One of my favorite ways of producing timing loops
is to make use of the TMR0 free running timer.
Basically I sample the value of TMR0 at the start
of the period event and then simply subtract this
value from the current value of TMR0 to check on
the actual time. Obviously this requires that the
period to be measured falls within the range of
256 ticks of TMR0.

I use the PIC a lot to do
radio control stuff both decoding standard RC
signals and generating pulses for servos etc.
To do this you need to be able to both generate
and time pulses in the range 1-2ms. My usual
setup is to arrange for the TMR0 period to be just
over 2ms with a 4Mhz pic. (Actually the setup I use
gives a 1ms as a count of 125 in TMR0). To do this
I load the prescaler with the value 2 which gives a
divide by 8).
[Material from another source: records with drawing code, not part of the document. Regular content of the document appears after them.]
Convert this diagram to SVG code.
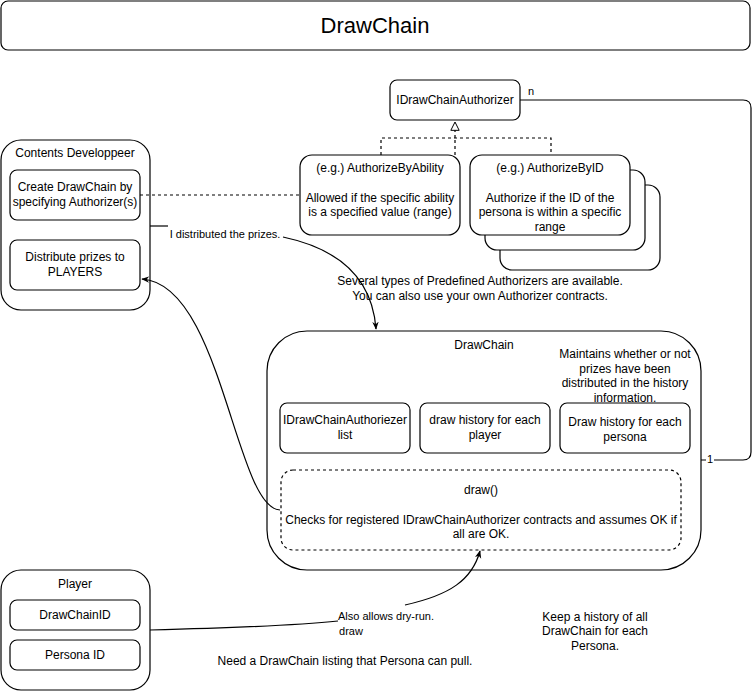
<svg xmlns="http://www.w3.org/2000/svg" width="754" height="691" viewBox="0 0 754 691">
<defs>
<marker id="arr" viewBox="0 0 10 10" refX="9" refY="5" markerWidth="8" markerHeight="8" orient="auto" markerUnits="userSpaceOnUse">
<path d="M0,1 L10,5 L0,9 L3,5 Z" fill="#000"/>
</marker>
<marker id="tri" viewBox="0 0 12 12" refX="11" refY="6" markerWidth="10" markerHeight="10" orient="auto" markerUnits="userSpaceOnUse">
<path d="M1,1 L11,6 L1,11 Z" fill="#fff" stroke="#000" stroke-width="1.2"/>
</marker>
</defs>
<style>
.box{fill:#fff;stroke:#000;stroke-width:1.2}
.dbox{fill:#fff;stroke:#000;stroke-width:1.2;stroke-dasharray:3 3}
.t{font-family:"Liberation Sans",Arial,sans-serif;font-size:12px;fill:#000;text-anchor:middle}
.s{font-family:"Liberation Sans",Arial,sans-serif;font-size:11px;fill:#000;text-anchor:middle}
.ln{fill:none;stroke:#000;stroke-width:1.2}
.dl{fill:none;stroke:#000;stroke-width:1.2;stroke-dasharray:3 3}
</style>
<rect width="754" height="691" fill="#fff"/>

<g id="title">
<rect class="box" x="1" y="1" width="749" height="49" rx="7"/>
<text class="t" x="375" y="33" style="font-size:22px">DrawChain</text>
</g>

<g id="idrawchainauthorizer">
<rect class="box" x="390" y="80" width="130" height="40" rx="7"/>
<text class="t" x="455" y="104">IDrawChainAuthorizer</text>
</g>

<g id="authorizebyability">
<rect class="box" x="300" y="155" width="160" height="80" rx="12"/>
<text class="t" x="380" y="172">(e.g.) AuthorizeByAbility</text>
<text class="t" x="380" y="202">Allowed if the specific ability</text>
<text class="t" x="380" y="216">is a specified value (range)</text>
</g>

<g id="authorizebyid">
<rect class="box" x="500" y="185" width="160" height="85" rx="12"/>
<rect class="box" x="485" y="170" width="160" height="80" rx="12"/>
<rect class="box" x="470" y="155" width="160" height="80" rx="12"/>
<text class="t" x="550" y="172">(e.g.) AuthorizeByID</text>
<text class="t" x="550" y="202">Authorize if the ID of the</text>
<text class="t" x="550" y="216">persona is within a specific</text>
<text class="t" x="550" y="231">range</text>
</g>

<g id="note-authorizers">
<text class="t" x="480" y="285">Several types of Predefined Authorizers are available.</text>
<text class="t" x="480" y="300">You can also use your own Authorizer contracts.</text>
</g>

<g id="contents-developer">
<rect class="box" x="1" y="140" width="149" height="170" rx="20"/>
<text class="t" x="75" y="157">Contents Developpeer</text>
<rect class="box" x="10" y="170" width="130" height="50" rx="7"/>
<text class="t" x="75" y="191">Create DrawChain by</text>
<text class="t" x="75" y="206">specifying Authorizer(s)</text>
<rect class="box" x="10" y="240" width="130" height="50" rx="7"/>
<text class="t" x="75" y="261">Distribute prizes to</text>
<text class="t" x="75" y="276">PLAYERS</text>
</g>

<g id="drawchain">
<rect class="box" x="267" y="331" width="434" height="239" rx="40"/>
<text class="t" x="484" y="349">DrawChain</text>
<text class="t" x="625" y="358">Maintains whether or not</text>
<text class="t" x="625" y="373">prizes have been</text>
<text class="t" x="625" y="387">distributed in the history</text>
<text class="t" x="625" y="402">information.</text>
<rect class="box" x="280" y="403" width="130" height="50" rx="7"/>
<text class="t" x="345" y="424">IDrawChainAuthoriezer</text>
<text class="t" x="345" y="439">list</text>
<rect class="box" x="420" y="403" width="130" height="50" rx="7"/>
<text class="t" x="485" y="424">draw history for each</text>
<text class="t" x="485" y="439">player</text>
<rect class="box" x="560" y="403" width="130" height="50" rx="7"/>
<text class="t" x="625" y="426">Draw history for each</text>
<text class="t" x="625" y="441">persona</text>
</g>

<g id="draw-function">
<rect class="dbox" x="281" y="470" width="400" height="80" rx="12"/>
<text class="t" x="481" y="494">draw()</text>
<text class="t" x="481" y="524">Checks for registered IDrawChainAuthorizer contracts and assumes OK if</text>
<text class="t" x="481" y="538">all are OK.</text>
</g>

<g id="player">
<rect class="box" x="1" y="570" width="149" height="120" rx="20"/>
<text class="t" x="75" y="588">Player</text>
<rect class="box" x="10" y="600" width="130" height="30" rx="7"/>
<text class="t" x="75" y="619">DrawChainID</text>
<rect class="box" x="10" y="640" width="130" height="30" rx="7"/>
<text class="t" x="75" y="659">Persona ID</text>
</g>

<g id="notes-bottom">
<text class="t" x="345" y="665">Need a DrawChain listing that Persona can pull.</text>
<text class="t" x="595" y="621">Keep a history of all</text>
<text class="t" x="595" y="635">DrawChain for each</text>
<text class="t" x="595" y="650">Persona.</text>
</g>

<g id="connectors">
<path class="dl" d="M455,155 V138 M381,155 V138 H551 V155"/>
<path class="dl" d="M455,138 V122" marker-end="url(#tri)"/>
<path class="dl" d="M140,195 H300"/>
<path class="ln" d="M520,100 H743 Q751,100 751,108 V452 Q751,460 743,460 H701"/>
<path class="ln" d="M150,226 H168"/>
<path class="ln" d="M283,237 C335,248 372,275 376,329" marker-end="url(#arr)"/>
<path class="ln" d="M280,510 C235,508 222,284 142,279" marker-end="url(#arr)"/>
<path class="ln" d="M150,630 C230,628 300,625 338,621"/>
<path class="ln" d="M405,605 C450,595 472,580 480,551" marker-end="url(#arr)"/>
<text class="s" x="531" y="95">n</text>
<rect x="706" y="452" width="8" height="13" fill="#fff"/>
<text class="s" x="710" y="463">1</text>
<text class="s" x="225" y="238">I distributed the prizes.</text>
<text class="s" x="386" y="620">Also allows dry-run.</text>
<text class="s" x="351" y="635">draw</text>
</g>
</svg>
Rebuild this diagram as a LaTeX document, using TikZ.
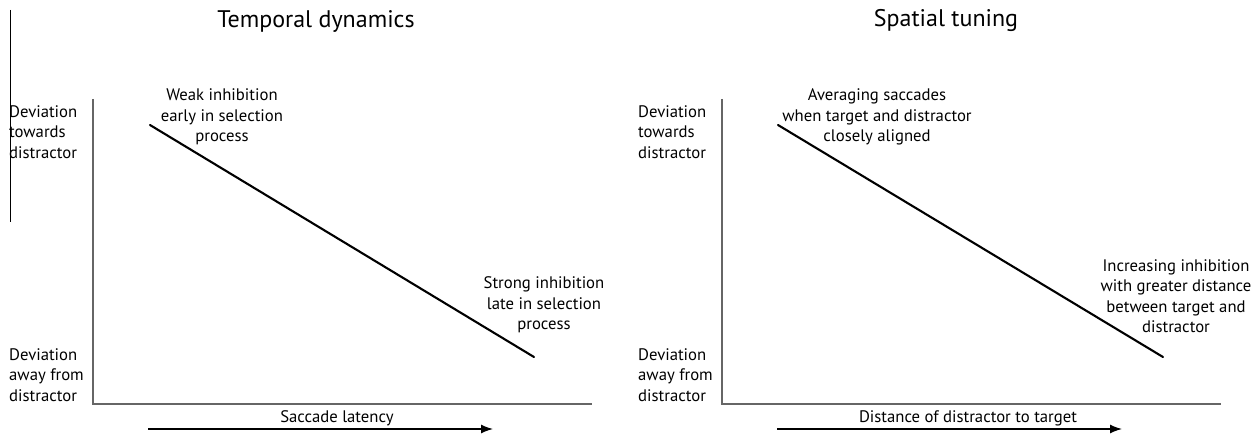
\documentclass[tikz,border=0pt]{standalone}
\usepackage{fontspec}
\setmainfont{PT Sans}
\usetikzlibrary{positioning, arrows.meta}
\tikzset{>=latex}

\begin{document}
\begin{tikzpicture}[x=1pt,y=-1pt,
  lbl/.style={font=\fontsize{16.7}{20.5}\selectfont, align=center, inner sep=0pt},
  ttl/.style={font=\fontsize{24}{28}\selectfont, inner sep=0pt},
  axis/.style={draw=black!60, line width=1.6pt},
  trend/.style={line width=2.1pt, line cap=round}]
\useasboundingbox (0,0) rectangle (1254,436);

% stray vertical line at the left
\coordinate (s1) at (10,10);
\coordinate (s2) at (10,222);
\draw[line width=1pt] (s1) -- (s2);

% axes, arrows and y labels of both panels
\foreach \ox/\p in {0/L,629/R}{
  \coordinate (top\p) at (93+\ox,99);
  \coordinate (orig\p) at (93+\ox,404);
  \coordinate (end\p) at (592+\ox,404);
  \draw[axis] (top\p) -- (orig\p) -- (end\p);
  % arrow under the axis
  \coordinate (a\p) at (148+\ox,429);
  \coordinate (b\p) at (493+\ox,429);
  \draw[line width=1.3pt, -{Latex[length=12pt,width=9pt]}] (a\p) -- (b\p);
  % y labels
  \node[lbl, align=left, anchor=west] (tow\p) at (9+\ox,132) {Deviation\\towards\\distractor};
  \node[lbl, align=left, anchor=west] (away\p) at (9+\ox,375) {Deviation\\away from\\distractor};
}

% trend lines
\coordinate (p1) at (150,125);
\coordinate (p2) at (534,357);
\draw[trend] (p1) -- (p2);
\coordinate (q1) at (778,125);
\coordinate (q2) at (1163,357);
\draw[trend] (q1) -- (q2);

% titles
\node[ttl] (temporal) at (316,21) {Temporal dynamics};
\node[ttl] (spatial) at (946,21) {Spatial tuning};

% x labels
\node[lbl] (latency) at (337,418) {Saccade latency};
\node[lbl] (distance) at (968,418) {Distance of distractor to target};

% annotations
\node[lbl] (weak) at (222,117) {Weak inhibition\\early in selection\\process};
\node[lbl] (strong) at (544,305) {Strong inhibition\\late in selection\\process};
\node[lbl] (averaging) at (877,117) {Averaging saccades\\when target and distractor\\closely aligned};
\node[lbl] (increasing) at (1176,296) {Increasing inhibition\\with greater distance\\between target and\\distractor};
\end{tikzpicture}
\end{document}
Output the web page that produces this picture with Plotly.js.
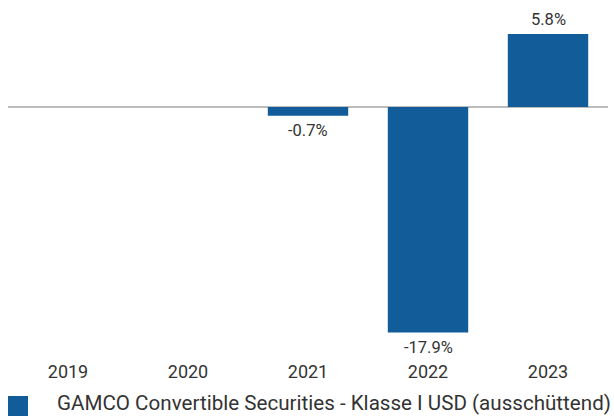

With this setup the obvious way to
generate a 1ms period would be

       movf    TMR0, W ; Get current tick count
       movwf   start           ; save it
loop
       movwf   start, W                ; Get tick count now
       subwf   TMR0, W ; Subtract start time
       addlw   -.125           ; Subtract 1ms count
       btfss   STATUS, Z       ; have we finished
       goto    loop            ; no so carry on waiting

However if you actually use this type of code to drive a servo
you will find that the servo 'twitches'. The reason for this is that
at the start of the loop the pre-scaler register may have any value
in it and so you will have an uncertainty of up to 1/125ms in the
actual period. The 'fix' for this simply clear the pre-scaler at the
same time as saving the start point by saving the TMR0 value
back to the timer...

       movf    TMR0, W ; Get current tick count
       movwf   TMR0            ; clear pre-scaler counter
       movwf   start           ; save start time

Anyway what a ramble this turned out to be!  Hope somebody
out there finds this of some use. It took me a long time to learn this
particular lesson!

BTW I know you can probably do this sort of timing stuff without
having to use TMR0. But I hate all of that instruction counting stuff!
also I find having a standard timer very useful, I use it to schedule
various tasks, time pulse lengths etc. It also makes it very easy
to change timer resolution and/or clock frequency!